Permission to Do It Weird: Building an ADHD-Friendly Learning Environment

 By JJ - The Otternative Educator

Ringleader of the Educational Circus | ADHD Mum | Advocate of Bendy Chairs, Loud Music & Sudden Science Experiments
Home? Business? School? Chaos? Yes.



Let me just say this upfront:

If your “classroom” looks like a tornado of blankets, beanbags, half a whiteboard, and a suspicious pile of LEGO — congratulations. You’re doing it right.

Because here’s the deal:
Traditional learning environments weren’t built for ADHD brains.
Fluorescent lights, rigid seating, and “sit still and focus” for 45 minutes?
LOL. No.

If you, your kid, or both of you have ADHD, you already know that forcing a square brain into a rectangle routine is a recipe for meltdowns, distraction, and mysteriously disappearing pencils.

So let’s burn the rulebook and build a space that actually works — weird, wobbly, wonderful and all.


🪑 1. Flexible Seating: Because Chairs Are Optional

Repeat after me:
Kids don’t need to sit still to learn.
And neither do adults, honestly.

In my house, we’ve used:

  • Yoga balls

  • Wiggle cushions

  • Floor mats

  • The couch

  • Under the couch

  • A fort made of laundry that somehow became a reading nook

Movement = focus for ADHD brains. If your kid wants to do spelling hanging upside down off a chair, let them. It’s not “wrong,” it’s regulated.

Bonus: you’ll also realise how much you concentrate better when you're not glued to a desk like an extra in a 1992 maths textbook.


🎧 2. Noise-Canceling Headphones: Your Sanity Buffer

Sound is chaos. Especially if your brain processes all sounds at once like a symphony of distraction.

  • Clock ticking? Annoying.

  • Dog breathing? Suddenly unbearable.

  • YouTube video from another room? Now playing in your skull on loop.

Noise-canceling headphones = peace on Earth.
Use them for:

  • Quiet focus time

  • Filtering background noise

  • Tuning into audiobooks or calming music

For kids, it becomes part of their “focus kit.” For you? It’s survival.


🧍‍♂️ 3. Movement Breaks: Built In, Not Earned

ADHD isn’t about sitting still — it’s about moving strategically.

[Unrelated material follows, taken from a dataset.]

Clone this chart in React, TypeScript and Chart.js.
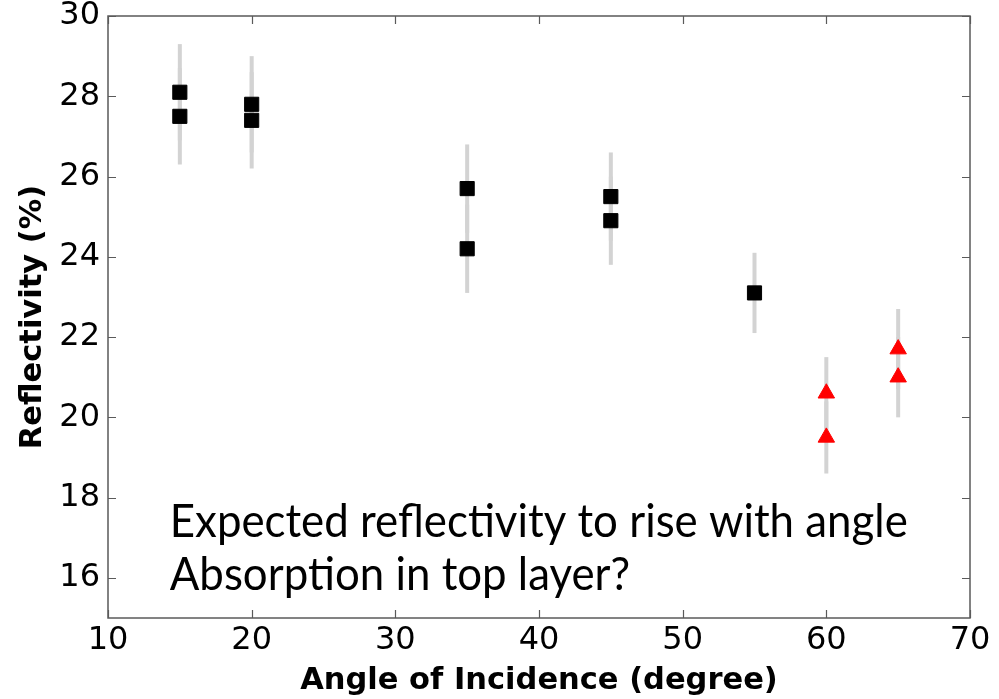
import React, { useEffect, useRef } from 'react';
import { Chart, registerables } from 'chart.js';

Chart.register(...registerables);

// Measured reflectivity vs. angle of incidence
const squareAngles = [15, 15, 20, 20, 35, 35, 45, 45, 55];
const squareValues = [28.1, 27.5, 27.8, 27.4, 25.7, 24.2, 25.5, 24.9, 23.1];
const squareErrors = [1.2, 1.2, 1.2, 1.2, 1.1, 1.1, 1.1, 1.1, 1.0];

const triangleAngles = [60, 60, 65, 65];
const triangleValues = [20.6, 19.5, 21.7, 21.0];
const triangleErrors = [0.9, 0.9, 1.0, 1.0];

const xTicks = [10, 20, 30, 40, 50, 60, 70];
const yTicks = [16, 18, 20, 22, 24, 26, 28, 30];

const noteLines = ['Expected reflectivity to rise with angle', 'Absorption in top layer?'];
const noteAnchor = { x: 14.3, y: [17.02, 15.7] };

const FRAME_COLOR = '#5a5a5a';
const ERR_COLOR = '#d3d3d3';

const errorBarPlugin = {
  id: 'errorBars',
  beforeDatasetsDraw(chart: any) {
    const { ctx, chartArea, scales } = chart;
    ctx.save();
    ctx.beginPath();
    ctx.rect(chartArea.left, chartArea.top, chartArea.right - chartArea.left, chartArea.bottom - chartArea.top);
    ctx.clip();
    ctx.strokeStyle = ERR_COLOR;
    ctx.lineWidth = 4;
    ctx.lineCap = 'butt';
    chart.data.datasets.forEach((ds: any) => {
      ds.data.forEach((p: any, i: number) => {
        const e = ds.errors[i];
        const px = scales.x.getPixelForValue(p.x);
        ctx.beginPath();
        ctx.moveTo(px, scales.y.getPixelForValue(p.y + e));
        ctx.lineTo(px, scales.y.getPixelForValue(p.y - e));
        ctx.stroke();
      });
    });
    ctx.restore();
  },
};

const framePlugin = {
  id: 'frameAndTicks',
  afterDatasetsDraw(chart: any) {
    const { ctx, chartArea, scales } = chart;
    const { left, right, top, bottom } = chartArea;
    const len = 8;
    ctx.save();
    ctx.strokeStyle = FRAME_COLOR;
    ctx.lineWidth = 1.5;
    ctx.strokeRect(left, top, right - left, bottom - top);
    ctx.lineWidth = 1.2;
    ctx.beginPath();
    xTicks.forEach((v) => {
      const px = Math.round(scales.x.getPixelForValue(v)) + 0.5;
      ctx.moveTo(px, bottom);
      ctx.lineTo(px, bottom - len);
      ctx.moveTo(px, top);
      ctx.lineTo(px, top + len);
    });
    yTicks.forEach((v) => {
      const py = Math.round(scales.y.getPixelForValue(v)) + 0.5;
      ctx.moveTo(left, py);
      ctx.lineTo(left + len, py);
      ctx.moveTo(right, py);
      ctx.lineTo(right - len, py);
    });
    ctx.stroke();
    ctx.restore();
  },
};

const notePlugin = {
  id: 'note',
  afterDraw(chart: any) {
    const { ctx, scales } = chart;
    ctx.save();
    ctx.font = '46px Lato, "Noto Sans", sans-serif';
    ctx.fillStyle = '#000';
    ctx.textBaseline = 'alphabetic';
    ctx.textAlign = 'left';
    const targetWidth = 738;
    const sx = Math.min(1, targetWidth / ctx.measureText(noteLines[0]).width);
    noteLines.forEach((line, i) => {
      const px = scales.x.getPixelForValue(noteAnchor.x);
      const py = scales.y.getPixelForValue(noteAnchor.y[i]);
      ctx.save();
      ctx.translate(px, py);
      ctx.scale(sx, 1);
      ctx.fillText(line, 0, 0);
      ctx.restore();
    });
    ctx.restore();
  },
};

const toPoints = (xs: number[], ys: number[]) => xs.map((x, i) => ({ x, y: ys[i] }));

export default function App() {
  const canvasRef = useRef<HTMLCanvasElement | null>(null);

  useEffect(() => {
    if (!canvasRef.current) return;
    const tickFont = { family: '"DejaVu Sans", sans-serif', size: 32 };
    const titleFont = { family: '"DejaVu Sans", sans-serif', size: 30.5, weight: 'bold' as const };

    const chart = new Chart(canvasRef.current, {
      type: 'scatter',
      data: {
        datasets: [
          {
            label: 'squares',
            data: toPoints(squareAngles, squareValues),
            errors: squareErrors,
            pointStyle: 'rect',
            pointRadius: 10,
            backgroundColor: '#000000',
            borderColor: '#000000',
            borderWidth: 1,
          } as any,
          {
            label: 'triangles',
            data: toPoints(triangleAngles, triangleValues),
            errors: triangleErrors,
            pointStyle: 'triangle',
            pointRadius: 9.5,
            backgroundColor: '#ff0000',
            borderColor: '#ff0000',
            borderWidth: 1,
          } as any,
        ],
      },
      options: {
        responsive: false,
        animation: false,
        layout: { padding: { top: 16, right: 29, left: 0, bottom: 0 } },
        plugins: { legend: { display: false }, tooltip: { enabled: false } },
        scales: {
          x: {
            type: 'linear',
            min: 10,
            max: 70,
            afterBuildTicks: (s: any) => {
              s.ticks = xTicks.map((v) => ({ value: v }));
            },
            afterFit: (s: any) => {
              s.height = 81;
              s.paddingLeft = 0;
              s.paddingRight = 0;
            },
            grid: { display: false, drawTicks: false },
            border: { display: false },
            ticks: { font: tickFont, color: '#000', padding: 3, maxRotation: 0, autoSkip: false },
            title: {
              display: true,
              text: 'Angle of Incidence (degree)',
              font: titleFont,
              color: '#000',
              padding: 0,
            },
          },
          y: {
            type: 'linear',
            min: 15,
            max: 30,
            afterBuildTicks: (s: any) => {
              s.ticks = yTicks.map((v) => ({ value: v }));
            },
            afterFit: (s: any) => {
              s.width = 108;
              s.paddingTop = 0;
              s.paddingBottom = 0;
            },
            grid: { display: false, drawTicks: false },
            border: { display: false },
            ticks: { font: tickFont, color: '#000', padding: 8, autoSkip: false },
            title: {
              display: true,
              text: 'Reflectivity (%)',
              font: titleFont,
              color: '#000',
              padding: { top: 15, bottom: 0 },
            },
          },
        },
      },
      plugins: [errorBarPlugin, framePlugin, notePlugin],
    });

    return () => chart.destroy();
  }, []);

  return (
    <div style={{ position: 'absolute', left: 0, top: 0, width: 999, height: 699, background: '#fff' }}>
      <canvas ref={canvasRef} width={999} height={699} style={{ width: 999, height: 699, display: 'block' }} />
    </div>
  );
}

We take movement breaks every 20–30 minutes, even if the “lesson” isn’t finished.
Why? Because brains need:

  • Oxygen

  • Dopamine

  • A chance to not scream into a pillow

Our favourites:

  • Dance break (yes, interpretive is acceptable)

  • Walk around the block

  • 3-minute ninja training

  • Trampoline spelling tests (it’s a thing)

The movement doesn’t interrupt learning. It supports it.

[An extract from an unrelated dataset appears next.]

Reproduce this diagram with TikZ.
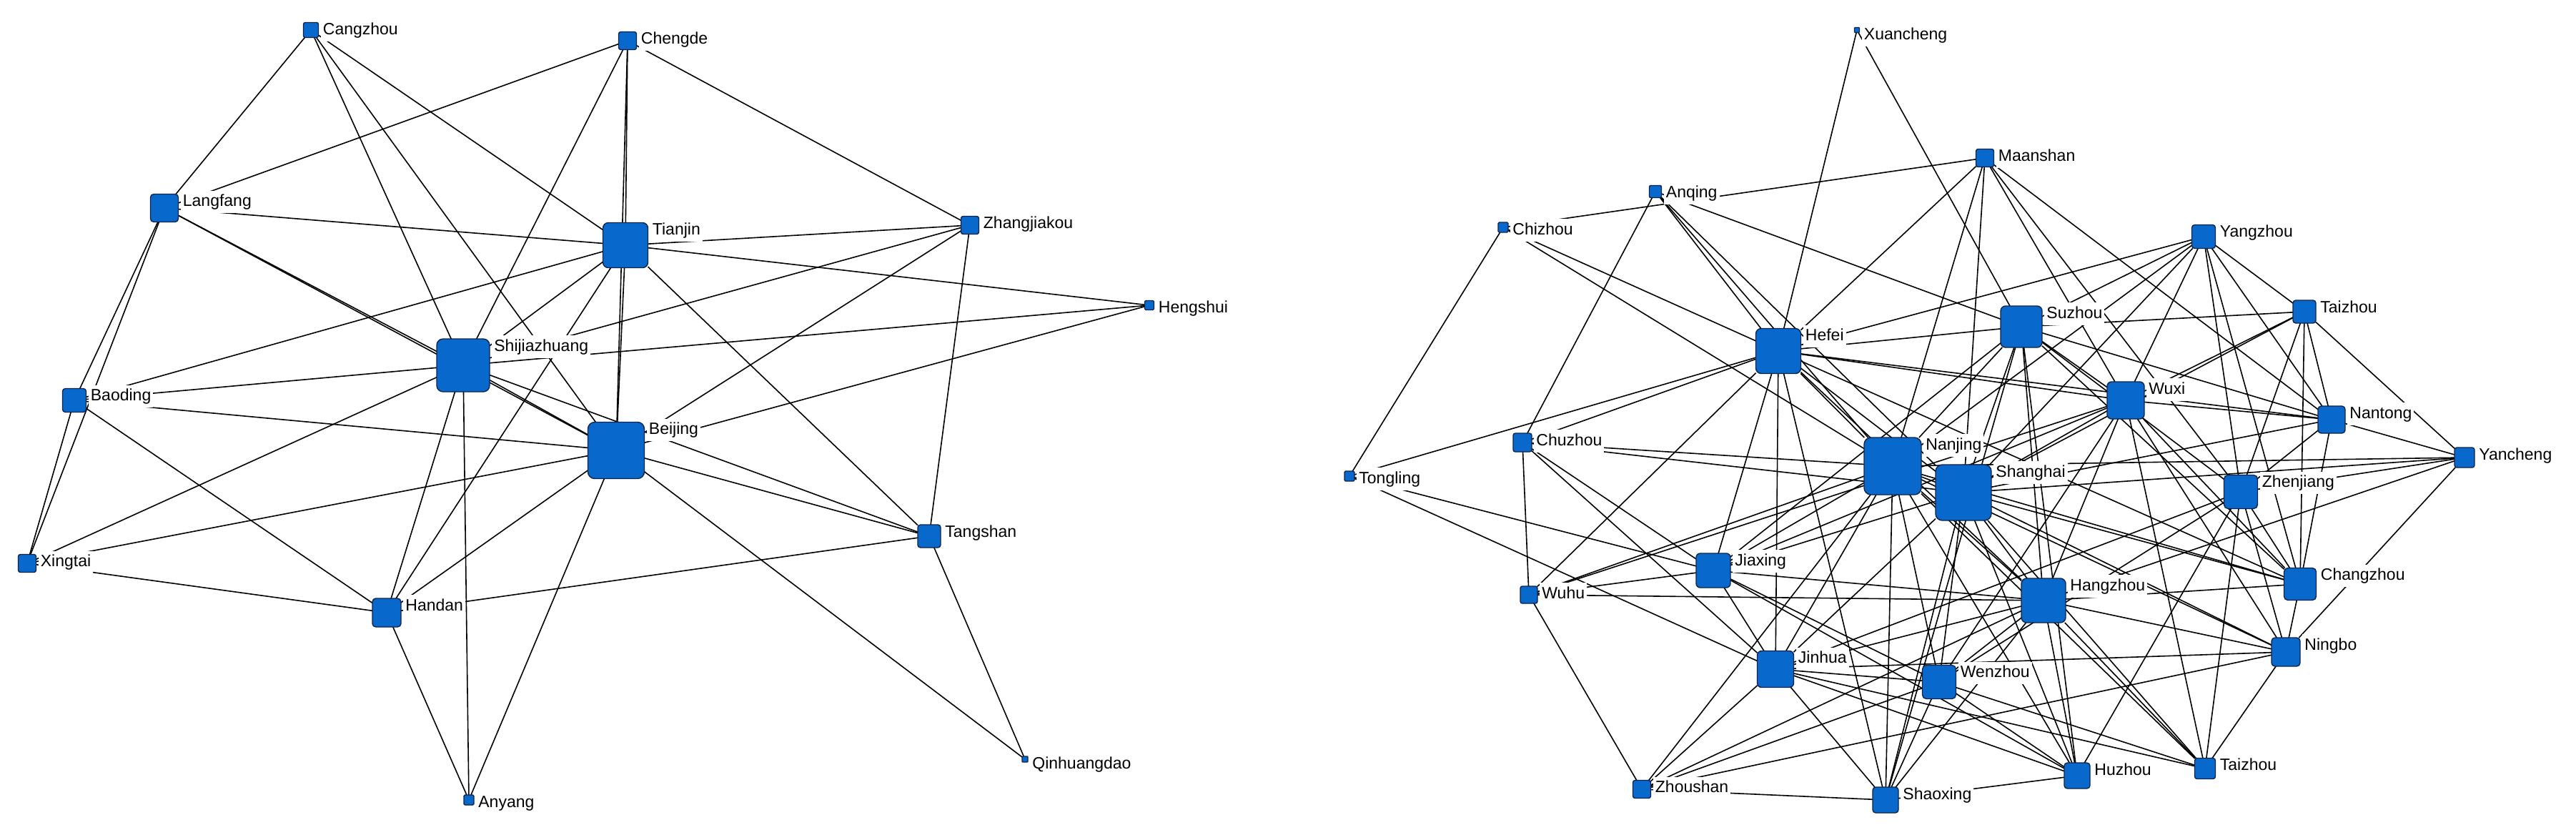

🔁 4. Task Rotation: Goodbye, Boredom Meltdown

ADHD brains are allergic to monotony.
Long tasks = instant shutdown.
Variety = engagement.

That’s why we rotate every subject or task before the boredom gremlin shows up.

Example flow:

  • 15 mins of math (with music)

  • 10 mins snack & stretch

  • 20 mins reading in a weird accent

  • 15 mins drawing a science diagram

  • 10 mins pretending to be a mitochondria

Same amount of learning — way less resistance.


🧩 5. The ADHD-Friendly Learning Toolkit

Here’s what we keep on hand to keep the wheels (mostly) turning:

  • Fidgets & stress balls

  • Visual timers (hourglasses or Time Timers)

  • Mini whiteboards for “just one task at a time”

  • A daily visual schedule (with the option to rearrange it constantly, of course)

  • Snacks. Always snacks.

You don’t need a designer classroom.
You need a space that feels safe, flexible, and fun — where your kid’s needs are met before they explode into an emotional spiral that ends in tears and trail mix.


🛋️ And Yes, It Can Look Like Absolute Chaos

I used to feel bad that our homeschool setup didn’t look like the “#minimalistlearning” posts on Instagram.

Then I realised...
My kid was learning.
I was working.
We were laughing, yelling, thriving, failing, and trying again.

That is the environment.

It doesn’t need to be quiet.
It doesn’t need to be pretty.
It needs to be ADHD-friendly — and that looks different for every family.


🧠 Final Word from the Loud, Moving, Snack-Filled Room

If you're waiting to create a "perfect" learning space before starting — don’t.

Start with weird.
Start with flexible.
Start with what's already working in your daily rhythm, even if it’s happening on the floor, in mismatched socks, with a dog snoring in the corner.

Because when your environment supports your brain,
your brain can finally focus on the good stuff.

And honestly, isn’t that what we’re all aiming for?